Panel Paper:
Observational Evaluation of Teachers: Measuring More Than We Bargained for?
*Names in bold indicate Presenter
Using secondary data from the Measures of Effective Teaching (MET) project, we make progress in disentangling differences in teacher quality from inequities in observational ratings. Funded by the Bill & Melinda Gates Foundation, the MET project collected teacher and student administrative records data, survey data, and observational data during the 2009-10 and 2010-11 academic years. We examined math and English language arts teachers in grades 4-9 who worked in five large urban school districts in the United States.
This study extends prior literature by employing methodological approaches to disentangle differences in teacher quality from inequities in observational ratings. We use teacher-by-year fixed effects to test whether a teacher gets differentially worse ratings in classrooms with more marginalized students than the same teacher in the same year in classrooms with fewer marginalized students. In alternative models, we also include classroom-level VAM scores to examine whether ratings continue to vary by student demographics even after controlling for these measures of classroom-specific teaching quality. Since teacher and student socio-demographic characteristics are often related, we also test whether previously observed relationships between observational ratings and teacher characteristics are explained by student characteristics. In separate analyses, we focus on the subset of teachers that were randomly assigned to classrooms to investigate the role of nonrandom sorting of teachers to students in explaining the relationships we observe between observational evaluations and classroom and teacher characteristics.

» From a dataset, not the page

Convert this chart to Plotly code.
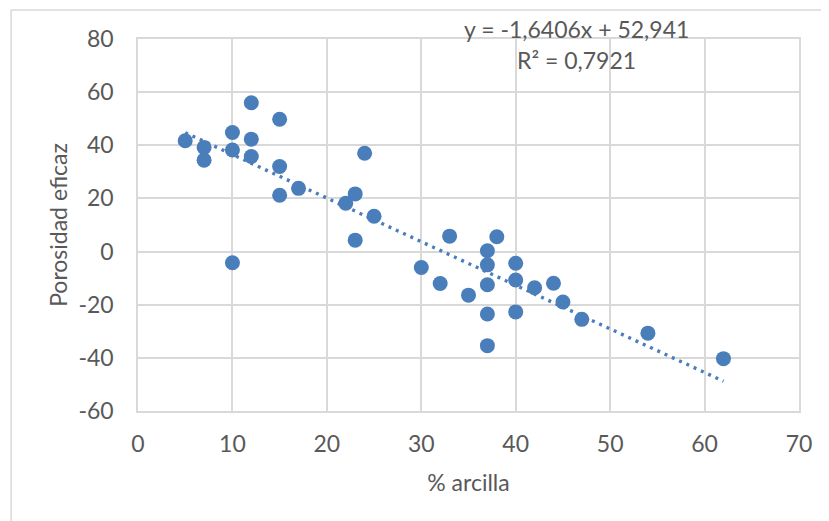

Our findings contribute to growing evidence that these ratings seem to measure factors outside of a teacher’s performance or control, including the gender of the teacher and the student population assigned to the teacher. Specifically, the results show that men receive lower ratings, on average, than women. Though prior evidence suggests Black teachers receive lower ratings White teachers, we demonstrate that this is largely explained by differences in classroom composition. Moreover, we provide the strongest evidence to date that teachers in classrooms with high concentrations of Black, Hispanic, male, and low-performing students receive significantly lower observation ratings and that these differences are unlikely to be due to actual differences in teacher quality or teacher-student sorting. Consistent with Whitehurst et al. (2014), the main policy implication of our study is that districts and states consider ways to account or adjust for classroom characteristics when using observational rubrics to evaluate teachers.